The video I chose is of an interview with a man from Hazard, Kentucky about what life was like in the early 1900’s and what it’s like for him today. The man has a pronounced regional accent and I was curious about how well YouTube would be able to automatically generate captions for it.
I appreciate and use closed-captioning, especially as subtitles when watching foreign language movies or when my very noisy dishwasher is running. However, I was surprised when trying to actually create them how little I could remember about their common conventions.
I had a lot of questions
I wasn’t sure about punctuation, whether I could leave it off when transcribing more conversational speech.
I wasn’t sure if I needed to “set the scene”, accounting for any visible or audible change, with something like stage directions.
I didn’t know if speakers’ names should be used when multiple people are speaking.
Recommendations to affix the speaker’s name to transcribed text felt awkward when I tried them out.
I didn’t know where to draw the line when making corrections. While I did end up making some, I was concerned about removing mannerisms of speech which typify regional Appalachian dialects.
While researching these questions, I couldn’t find easy answers
The captioning process
The automatic captions provided by YouTube are better than nothing and it took less than an hour for the closed-captioning file to be created.
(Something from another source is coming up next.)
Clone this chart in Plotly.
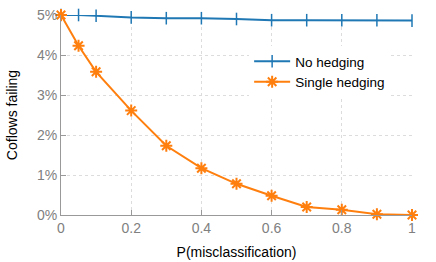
import plotly.graph_objects as go

p_mis = [0, 0.05, 0.1, 0.2, 0.3, 0.4, 0.5, 0.6, 0.7, 0.8, 0.9, 1.0]
no_hedging = [5.0, 5.0, 4.98, 4.94, 4.92, 4.92, 4.90, 4.87, 4.87, 4.87, 4.87, 4.86]
single_hedging = [5.0, 4.23, 3.58, 2.61, 1.73, 1.17, 0.78, 0.48, 0.20, 0.13, 0.02, 0.0]
x_ticks = [0, 0.2, 0.4, 0.6, 0.8, 1]
x_ticklabels = ["0", "0.2", "0.4", "0.6", "0.8", "1"]
y_ticks = [0, 1, 2, 3, 4, 5]
y_ticklabels = ["0%", "1%", "2%", "3%", "4%", "5%"]

BLUE = "#1f77b4"
ORANGE = "#ff7f0e"
FONT = "Liberation Sans, Arial, sans-serif"

fig = go.Figure()
fig.add_trace(go.Scatter(
    x=p_mis, y=no_hedging, mode="lines+markers", name="No hedging",
    line=dict(color=BLUE, width=2),
    marker=dict(symbol="line-ns", size=9, line=dict(color=BLUE, width=1.5), color=BLUE),
    cliponaxis=False,
))
fig.add_trace(go.Scatter(
    x=p_mis, y=single_hedging, mode="lines+markers", name="Single hedging",
    line=dict(color=ORANGE, width=2),
    marker=dict(symbol="asterisk-open", size=10, line=dict(color=ORANGE, width=2), color=ORANGE),
    cliponaxis=False,
))

axis_common = dict(
    showline=True, linecolor="#999999", linewidth=1,
    ticks="inside", ticklen=5, tickcolor="#999999", tickwidth=1,
    showgrid=True, gridcolor="#dcdcdc", griddash="dot", gridwidth=1,
    zeroline=False, mirror=False, automargin=False,
    ticklabeloverflow="allow",
    tickfont=dict(family=FONT, size=14, color="#808080"),
)

fig.update_layout(
    width=436, height=262,
    margin=dict(l=61, r=24, t=15, b=47),
    paper_bgcolor="white", plot_bgcolor="white",
    font=dict(family=FONT, size=13, color="black"),
    xaxis=dict(range=[0, 1], tickvals=x_ticks, ticktext=x_ticklabels,
               title=dict(text="P(misclassification)", font=dict(family=FONT, size=14, color="black"), standoff=12),
               **axis_common),
    yaxis=dict(range=[0, 5], tickvals=y_ticks, ticktext=y_ticklabels,
               title=dict(text="Coflows failing", font=dict(family=FONT, size=14, color="black"), standoff=16),
               **axis_common),
    legend=dict(x=0.536, y=0.845, xanchor="left", yanchor="top",
                bgcolor="white", borderwidth=0,
                font=dict(family=FONT, size=13.5, color="black"),
                tracegroupgap=0, itemwidth=36),
    showlegend=True,
    hovermode=False,
)

fig.write_html("out.html", config={"displayModeBar": False},
               post_script="document.body.style.margin='0';")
The accent of the primary speaker in the video I uploaded was fairly heavy but the speech-to-text generation required less editing than I’d anticipated.
The closed-captioning editor embedded into YouTube was intuitive to me as someone who had never used it while still feeling like it probably rewards more advanced users. Despite this, I found the editing process pretty tedious and it was difficult for me to stay consistent. Getting all super focused so you can listen to the same clip over and over and agonize over having a caption appear at the right millisecond can be fun but there’s not getting around that creating captioning is labor-intensive, which of course translates into it being expensive.